Des historiens de la guerre froide ont débattu de l’impact de la contrebande de la Bible sur les régimes communistes. Francis D. Raška écrit qu’il a été « probablement significatif », mais que « les preuves des exploits en question sont fragiles, et au risque de l’exagération et de la glorification personnelle ». Selon Raška, il existe au moins quelques preuves que le KGB surveillait de près les activités de Van der Bijl et pourrait avoir eu des informateurs au sein de son réseau.
Après le succès du Contrebandier, Frère André a laissé la contrebande à d’autres chrétiens moins célèbres. Il s’est consacré à la collecte de fonds pour Portes Ouvertes et aux opportunités de ministère dans les pays musulmans. Lorsque les États-Unis ont envahi l’Afghanistan en 2001 et l’Irak en 2003, il a critiqué ouvertement le soutien des évangéliques américains à la guerre contre le terrorisme. Les chrétiens, disait-il, ne peuvent placer leur confiance dans une intervention militaire que s’ils ont abandonné la foi en la mission.
Lorsqu’il s’adressait à des publics américains au début des années 2000, Frère André demandait régulièrement aux chrétiens s’ils avaient prié pour Oussama ben Laden, chef d’Al-Qaida. Lorsque les forces américaines tuèrent celui-ci en 2011, il exprima sa tristesse.
« Je crois que tout le monde peut être touché. L’ennemi, ce ne sont jamais les gens, mais le diable », avait déclaré Frère André. « Ben Laden était sur ma liste de prière. Je voulais le rencontrer. Je voulais lui dire qui est le vrai patron de ce monde. »

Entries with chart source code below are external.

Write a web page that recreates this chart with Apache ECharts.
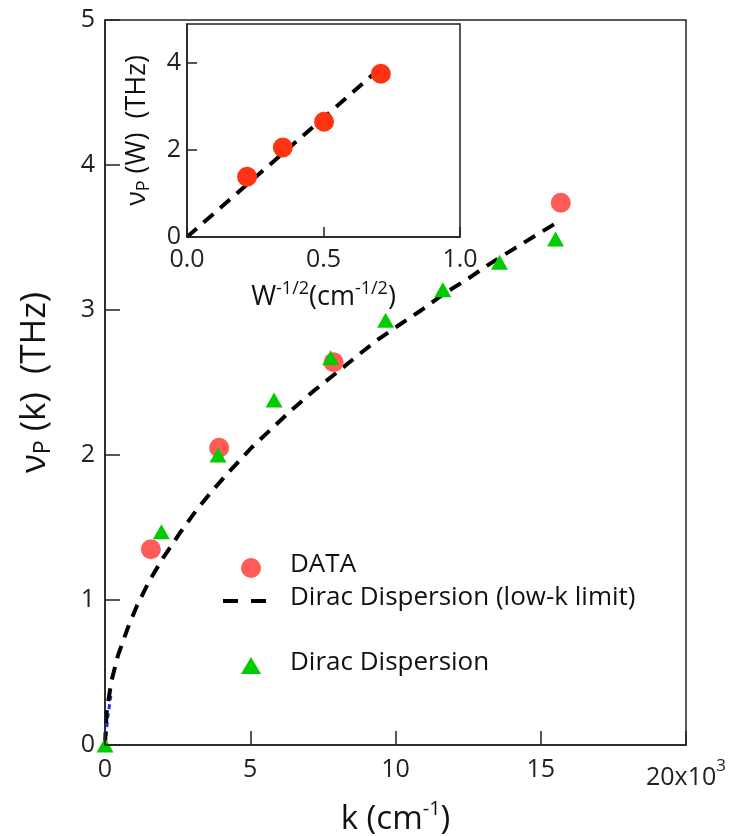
<!DOCTYPE html>
<html>
<head>
<meta charset="utf-8">
<script src="https://cdn.jsdelivr.net/npm/echarts@6/dist/echarts.min.js"></script>
<style>html,body{margin:0;padding:0;background:#fff}#c{width:743px;height:836px}</style>
</head>
<body>
<div id="c"></div>
<script>
// ---- main panel data (k in 10^3 cm^-1, nu in THz) ----
var dataK = [1.58, 3.93, 7.87, 15.69];
var dataNu = [1.35, 2.05, 2.64, 3.74];
var diracK = [0, 1.94, 3.89, 5.82, 7.77, 9.66, 11.63, 13.58, 15.51];
var diracNu = [0, 1.47, 2.0, 2.38, 2.67, 2.93, 3.14, 3.33, 3.49];
var lowKk = [0, 0.05, 0.22, 0.45, 0.79, 1.1, 1.52, 2.0, 2.57, 3.15, 3.72, 4.3, 5.04, 5.73, 6.42, 7.11, 7.86, 8.6, 9.35, 10.15, 10.9, 11.65, 12.45, 13.26, 14.06, 14.87, 15.7];
var lowKnu = [0, 0.22, 0.44, 0.62, 0.81, 0.96, 1.13, 1.29, 1.46, 1.62, 1.76, 1.89, 2.05, 2.18, 2.31, 2.43, 2.55, 2.67, 2.79, 2.9, 3.0, 3.11, 3.21, 3.32, 3.42, 3.52, 3.62];
var blueK = [0, 0.1, 0.2];
var blueNu = [0, 0.2, 0.34];
// ---- inset data ----
var insetW = [0.22, 0.351, 0.502, 0.71];
var insetNu = [1.38, 2.05, 2.64, 3.74];
var insetLineW = [0, 0.69];
var insetLineNu = [0, 3.77];
// ---- tick values ----
var mainXTicks = [0, 5, 10, 15, 20];
var mainYTicks = [0, 1, 2, 3, 4, 5];
var insetXTicks = [0, 0.5, 1.0];
var insetYTicks = [0, 2, 4];

function zip(a, b) { return a.map(function (v, i) { return [v, b[i]]; }); }

var FONT = 'Open Sans';
var AX = '#222';
var chart = echarts.init(document.getElementById('c'), null, {renderer: 'canvas'});

function tickOpt(len) {
  return {show: true, inside: true, length: len, lineStyle: {color: AX, width: 1.5}};
}

chart.setOption({
  backgroundColor: '#fff',
  animation: false,
  textStyle: {fontFamily: FONT},
  grid: [
    {left: 105, right: 57, top: 20, bottom: 91, containLabel: false, outerBoundsMode: 'none',
     show: true, borderColor: AX, borderWidth: 1.5, backgroundColor: 'transparent', z: 0},
    {left: 187, top: 24, width: 273, height: 213, containLabel: false, outerBoundsMode: 'none',
     show: true, borderColor: AX, borderWidth: 1.5, backgroundColor: '#fff', z: 0}
  ],
  xAxis: [
    {
      gridIndex: 0, type: 'value', min: mainXTicks[0], max: mainXTicks[mainXTicks.length - 1], interval: 5,
      z: 10,
      axisLine: {show: true, onZero: false, lineStyle: {color: AX, width: 1.5}},
      axisTick: tickOpt(14),
      splitLine: {show: false},
      axisLabel: {
        show: true, color: '#222', fontSize: 25, fontFamily: FONT,
        margin: 12,
        formatter: function (v) { return v === 20 ? '{b|20x10}{s|3}' : String(v); },
        rich: {
          b: {fontSize: 25, fontFamily: FONT, color: '#222', padding: [8, 0, 0, 0]},
          s: {fontSize: 17, fontFamily: FONT, color: '#222', padding: [0, 0, 14, 0]}
        }
      },
      name: '{t|k (cm}{s|-1}{t|)}',
      nameLocation: 'middle', nameGap: 54,
      nameTextStyle: {
        rich: {
          t: {fontSize: 33, fontFamily: FONT, color: '#111'},
          s: {fontSize: 20, fontFamily: FONT, color: '#111', padding: [0, 0, 22, 0]}
        }
      }
    },
    {
      gridIndex: 1, type: 'value', min: insetXTicks[0], max: insetXTicks[insetXTicks.length - 1], interval: 0.5,
      z: 10,
      axisLine: {show: true, onZero: false, lineStyle: {color: AX, width: 1.5}},
      axisTick: tickOpt(10),
      splitLine: {show: false},
      axisLabel: {show: true, color: '#222', fontSize: 25, fontFamily: FONT, margin: 10, formatter: function (v) { return v.toFixed(1); }},
      name: '{t|W}{s|-1/2}{t|(cm}{s|-1/2}{t|)}',
      nameLocation: 'middle', nameGap: 43,
      nameTextStyle: {
        rich: {
          t: {fontSize: 27, fontFamily: FONT, color: '#111'},
          s: {fontSize: 18, fontFamily: FONT, color: '#111', padding: [0, 0, 17, 0]}
        }
      }
    }
  ],
  yAxis: [
    {
      gridIndex: 0, type: 'value', min: mainYTicks[0], max: mainYTicks[mainYTicks.length - 1], interval: 1,
      z: 10,
      axisLine: {show: true, onZero: false, lineStyle: {color: AX, width: 1.5}},
      axisTick: tickOpt(15),
      splitLine: {show: false},
      axisLabel: {show: true, color: '#222', fontSize: 25, fontFamily: FONT, margin: 10},
      name: '{t|ν}{s|P}{t| (k)  (THz)}',
      nameLocation: 'middle', nameGap: 50, nameRotate: 90,
      nameTextStyle: {
        rich: {
          t: {fontSize: 35, fontFamily: FONT, color: '#111'},
          s: {fontSize: 23, fontFamily: FONT, color: '#111', padding: [16, 0, 0, 0]}
        }
      }
    },
    {
      gridIndex: 1, type: 'value', min: insetYTicks[0], max: 4.88, interval: 2,
      z: 10,
      axisLine: {show: true, onZero: false, lineStyle: {color: AX, width: 1.5}},
      axisTick: tickOpt(10),
      splitLine: {show: false},
      axisLabel: {show: true, color: '#222', fontSize: 25, fontFamily: FONT, margin: 6, showMaxLabel: false,
        formatter: function (v) { return (v % 2 === 0) ? String(v) : ''; }},
      name: '{t|ν}{s|P}{t| (W)  (THz)}',
      nameLocation: 'middle', nameGap: 34, nameRotate: 90,
      nameTextStyle: {
        rich: {
          t: {fontSize: 27, fontFamily: FONT, color: '#111'},
          s: {fontSize: 18, fontFamily: FONT, color: '#111', padding: [13, 0, 0, 0]}
        }
      }
    }
  ],
  series: [
    {
      type: 'line', xAxisIndex: 0, yAxisIndex: 0, data: zip(blueK, blueNu),
      showSymbol: false, lineStyle: {color: '#2233dd', width: 3, type: [5, 4]}, z: 2
    },
    {
      type: 'line', name: 'Dirac Dispersion (low-k limit)', xAxisIndex: 0, yAxisIndex: 0, data: zip(lowKk, lowKnu),
      showSymbol: false, smooth: false,
      lineStyle: {color: '#000', width: 4, type: [13, 9]}, z: 3
    },
    {
      type: 'scatter', name: 'DATA', xAxisIndex: 0, yAxisIndex: 0, data: zip(dataK, dataNu),
      symbol: 'circle', symbolSize: 20, itemStyle: {color: '#ff5c57', opacity: 1}, z: 4
    },
    {
      type: 'scatter', name: 'Dirac Dispersion', xAxisIndex: 0, yAxisIndex: 0, data: zip(diracK, diracNu),
      symbol: 'triangle', symbolSize: [17, 15], itemStyle: {color: '#00cc00', opacity: 1}, z: 5
    },
    {
      type: 'line', xAxisIndex: 1, yAxisIndex: 1, data: zip(insetLineW, insetLineNu),
      showSymbol: false, lineStyle: {color: '#000', width: 4, type: [13, 9]}, z: 6
    },
    {
      type: 'scatter', xAxisIndex: 1, yAxisIndex: 1, data: zip(insetW, insetNu),
      symbol: 'circle', symbolSize: 20, itemStyle: {color: '#ff3311', opacity: 1}, z: 7
    }
  ],
  graphic: [
    {type: 'circle', shape: {cx: 251, cy: 568, r: 10}, style: {fill: '#ff5c57'}},
    {type: 'text', left: 290, top: 552, style: {text: 'DATA', fontSize: 26, fontFamily: FONT, fill: '#111'}},
    {type: 'line', shape: {x1: 223, y1: 601, x2: 238, y2: 601}, style: {stroke: '#000', lineWidth: 4}},
    {type: 'line', shape: {x1: 251, y1: 601, x2: 266, y2: 601}, style: {stroke: '#000', lineWidth: 4}},
    {type: 'text', left: 290, top: 585, style: {text: 'Dirac Dispersion (low-k limit)', fontSize: 26, fontFamily: FONT, fill: '#111'}},
    {type: 'polygon', shape: {points: [[251, 657], [261, 674], [241, 674]]}, style: {fill: '#00cc00'}},
    {type: 'text', left: 290, top: 650, style: {text: 'Dirac Dispersion', fontSize: 26, fontFamily: FONT, fill: '#111'}}
  ]
});
</script>
</body>
</html>
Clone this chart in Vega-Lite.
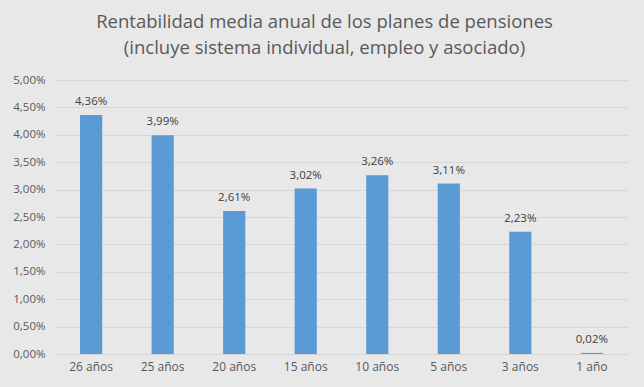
{
  "$schema": "https://vega.github.io/schema/vega-lite/v6.json",
  "autosize": "none",
  "width": 573,
  "height": 274,
  "padding": {"left": 55, "top": 80, "right": 16, "bottom": 33},
  "background": "#e8e8e8",
  "title": {
    "text": ["Rentabilidad media anual de los planes de pensiones", "(incluye sistema individual, empleo y asociado)"],
    "anchor": "middle",
    "dx": -17,
    "offset": 17,
    "fontSize": 18.5,
    "font": "Open Sans",
    "fontWeight": "normal",
    "color": "#595959",
    "lineHeight": 26
  },
  "config": {
    "locale": {"number": {"decimal": ",", "thousands": ".", "grouping": [3], "currency": ["", " €"]}},
    "view": {"stroke": null},
    "font": "Open Sans"
  },
  "data": {
    "values": [
      {"periodo": "26 años", "rent": 0.0436},
      {"periodo": "25 años", "rent": 0.0399},
      {"periodo": "20 años", "rent": 0.0261},
      {"periodo": "15 años", "rent": 0.0302},
      {"periodo": "10 años", "rent": 0.0326},
      {"periodo": "5 años", "rent": 0.0311},
      {"periodo": "3 años", "rent": 0.0223},
      {"periodo": "1 año", "rent": 0.0002}
    ]
  },
  "encoding": {
    "x": {
      "field": "periodo", "type": "nominal", "sort": null,
      "scale": {"paddingInner": 0.69, "paddingOuter": 0.35},
      "axis": {"title": null, "labelAngle": 0, "ticks": false, "domain": false, "labelFontSize": 12, "labelColor": "#595959", "labelPadding": 7}
    },
    "y": {
      "field": "rent", "type": "quantitative",
      "scale": {"domain": [0, 0.05]},
      "axis": {"title": null, "format": ".2%", "values": [0, 0.005, 0.01, 0.015, 0.02, 0.025, 0.03, 0.035, 0.04, 0.045, 0.05], "ticks": false, "domain": false, "gridColor": "#d6d6d6", "labelFontSize": 11.5, "labelColor": "#595959", "labelPadding": 10}
    }
  },
  "layer": [
    {"mark": {"type": "bar", "color": "#5b9bd5"}},
    {"mark": {"type": "text", "dy": -13, "fontSize": 11.5, "color": "#404040"}, "encoding": {"text": {"field": "rent", "type": "quantitative", "format": ".2%"}}}
  ]
}
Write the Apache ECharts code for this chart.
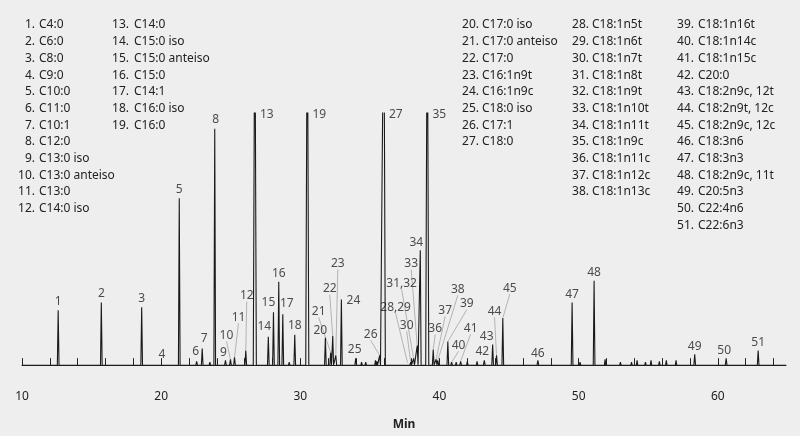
<!DOCTYPE html>
<html>
<head>
<meta charset="utf-8">
<script src="https://cdn.jsdelivr.net/npm/echarts@6/dist/echarts.min.js"></script>
<style>html,body{margin:0;padding:0;background:#eeeeee}</style>
</head>
<body>
<div id="main" style="width:800px;height:436px;"></div>
<script>
// peak list: number, retention time (min), height (pixels above baseline, tall ones run off the top)
var peakNames = ['1','2','3','4','5','6','7','8','9','10','11','12','13','14','15','16','17','18','19','20',
  '21','22','23','24','25','26','27','28,29','30','31,32','33','34','35','36','37','38','39','40','41','42',
  '43','44','45','46','47','48','49','50','51'];
var peakTimes = [12.6,15.7,18.6,20.05,21.3,22.55,22.95,23.85,24.62,24.98,25.27,26.08,26.73,27.7,28.07,28.45,28.74,29.6,30.5,31.8,
  32.18,32.33,32.55,32.95,33.98,35.7,36.0,37.71,37.93,38.14,38.4,38.62,39.12,39.55,39.76,39.88,40.6,40.87,41.52,43.22,
  43.82,44.1,44.55,47.07,49.53,51.11,58.34,60.6,62.9];
var peakHeights = [56,64,59,2,170,4,17,241,5,6,8,15,400,29,54,85,52,31,400,28,
  13,30,10,67,7,10,400,2,3,7,20,117,400,16,6,5,24,3,4,5,
  21,10,48,5,64,86,11,7,15];
// small unlabelled peaks along the trace
var minorTimes = [10.9,13.2,19.6,20.9,23.5,29.2,31.2,33.5,34.4,34.7,35.4,35.5,41.2,42.0,42.7,50.1,51.9,53.0,53.8,54.2,54.8,55.2,55.8,56.3,57.0,64.0];
var minorHeights = [1,1,2,2,3,3,2,2,3,3,5,4,3,4,4,3,6,3,3,5,3,5,4,5,5,2];
// label offsets from each peak top (dx, dy), and which labels use a leader line
var labelDx = [0,0,0,0,0,-1,2,1,-2,-4,4,1,12,-4,-5,0,4,0,12,-5,
  -12,-3,2,12,-1,-9,12,-12,-4,-12,-6,-4,12,2,9,20,19,7,10,-2,
  -6,-2,7,0,0,0,0,-2,0];
var labelDy = [-9,-9,-9,-9,-9,-10,-10,-9,-8,-24,-40,-55,2,-10,-10,-8,-11,-9,2,-7,
  -41,-47,-92,1,-9,-21,2,-56,-37,-75,-82,-8,2,-21,-49,-71,-38,-17,-33,-9,
  -8,-44,-30,-7,-8,-8,-8,-8,-8];
var leaders = ['10','11','12','21','22','23','26','28,29','30','31,32','33','36','37','38','39','40','41','44','45'];

var legendCols = [
  {numX: 35, nameX: 39, nums: ['1.','2.','3.','4.','5.','6.','7.','8.','9.','10.','11.','12.'],
   names: ['C4:0','C6:0','C8:0','C9:0','C10:0','C11:0','C10:1','C12:0','C13:0 iso','C13:0 anteiso','C13:0','C14:0 iso']},
  {numX: 129, nameX: 134, nums: ['13.','14.','15.','16.','17.','18.','19.'],
   names: ['C14:0','C15:0 iso','C15:0 anteiso','C15:0','C14:1','C16:0 iso','C16:0']},
  {numX: 479, nameX: 482, nums: ['20.','21.','22.','23.','24.','25.','26.','27.'],
   names: ['C17:0 iso','C17:0 anteiso','C17:0','C16:1n9t','C16:1n9c','C18:0 iso','C17:1','C18:0']},
  {numX: 589, nameX: 592, nums: ['28.','29.','30.','31.','32.','33.','34.','35.','36.','37.','38.'],
   names: ['C18:1n5t','C18:1n6t','C18:1n7t','C18:1n8t','C18:1n9t','C18:1n10t','C18:1n11t','C18:1n9c','C18:1n11c','C18:1n12c','C18:1n13c']},
  {numX: 694, nameX: 698, nums: ['39.','40.','41.','42.','43.','44.','45.','46.','47.','48.','49.','50.','51.'],
   names: ['C18:1n16t','C18:1n14c','C18:1n15c','C20:0','C18:2n9c, 12t','C18:2n9t, 12c','C18:2n9c, 12c','C18:3n6','C18:3n3','C18:2n9c, 11t','C20:5n3','C22:4n6','C22:6n3']}
];

var TOP = 257;
var font = 'Noto Sans';

// trace: each peak is a narrow spike on a flat baseline
var spikes = [];
peakTimes.forEach(function (t, i) { spikes.push([t, peakHeights[i], peakHeights[i] > 300 ? 0.11 : 0.06]); });
minorTimes.forEach(function (t, i) { spikes.push([t, minorHeights[i], 0.05]); });
spikes.sort(function (a, b) { return a[0] - b[0]; });
var trace = [[10, 0]];
spikes.forEach(function (s) {
  trace.push([s[0] - s[2], 0], [s[0], s[1]], [s[0] + s[2], 0]);
});
trace.push([64.9, 0]);

var labelData = peakNames.map(function (n, i) {
  return {
    name: n,
    value: [peakTimes[i], Math.min(peakHeights[i], TOP)],
    labelLine: {show: leaders.indexOf(n) >= 0}
  };
});

var graphics = [];
legendCols.forEach(function (c) {
  c.nums.forEach(function (n, r) {
    var y = 25 + r * 16.7;
    graphics.push({type: 'text', x: c.numX, y: y,
      style: {text: n, fill: '#222', font: '12px "' + font + '"', textAlign: 'right', textVerticalAlign: 'middle'}});
    graphics.push({type: 'text', x: c.nameX, y: y,
      style: {text: c.names[r], fill: '#222', font: '12px "' + font + '"', textAlign: 'left', textVerticalAlign: 'middle'}});
  });
});

var chart = echarts.init(document.getElementById('main'));
chart.setOption({
  backgroundColor: '#eeeeee',
  animation: false,
  textStyle: {fontFamily: font},
  grid: {left: 22, right: 14, top: 113, bottom: 56},
  xAxis: {
    type: 'value', min: 10, max: 64.9, interval: 2,
    name: 'Min', nameLocation: 'middle', nameGap: 44,
    nameTextStyle: {fontWeight: 'bold', fontSize: 12, color: '#222'},
    axisLine: {lineStyle: {color: '#222', width: 1}},
    axisTick: {inside: true, length: 7, lineStyle: {color: '#222'}},
    axisLabel: {margin: 16, fontSize: 12, color: '#222', showMaxLabel: false,
      formatter: function (v) { return v % 10 === 0 ? v : ''; }},
    splitLine: {show: false}
  },
  yAxis: {type: 'value', min: -10, max: TOP, show: false},
  graphic: graphics,
  series: [
    {type: 'line', data: trace, symbol: 'none', clip: true,
      lineStyle: {color: '#1a1a1a', width: 1.1}},
    {type: 'scatter', data: labelData, symbolSize: 1, clip: false,
      itemStyle: {color: 'rgba(0,0,0,0)'},
      emphasis: {disabled: true},
      label: {show: true, position: 'inside', formatter: '{b}', fontSize: 12, color: '#222',
        textBorderWidth: 0},
      labelLine: {lineStyle: {color: '#999', width: 0.7}},
      labelLayout: function (p) {
        return {dx: labelDx[p.dataIndex], dy: labelDy[p.dataIndex]};
      }}
  ]
});
</script>
</body>
</html>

Au moment de sa mort, le ministère fondé par Frère André soutient des chrétiens dans plus de 60 pays. Portes Ouvertes distribue chaque année 300 000 bibles et 1,5 million de livres chrétiens, de matériel de formation et de manuels de formation de disciples. L’organisation fournit également des services d’assistance, de l’aide humanitaire, du soutien au développement communautaire et des conseils en matière de traumatisme, tout en défendant les chrétiens persécutés dans le monde entier.
Lorsqu’on lui demanda s’il avait des regrets concernant l’œuvre de sa vie, Van der Bijl répondit : « Si je pouvais revivre ma vie, je serais beaucoup plus radical ».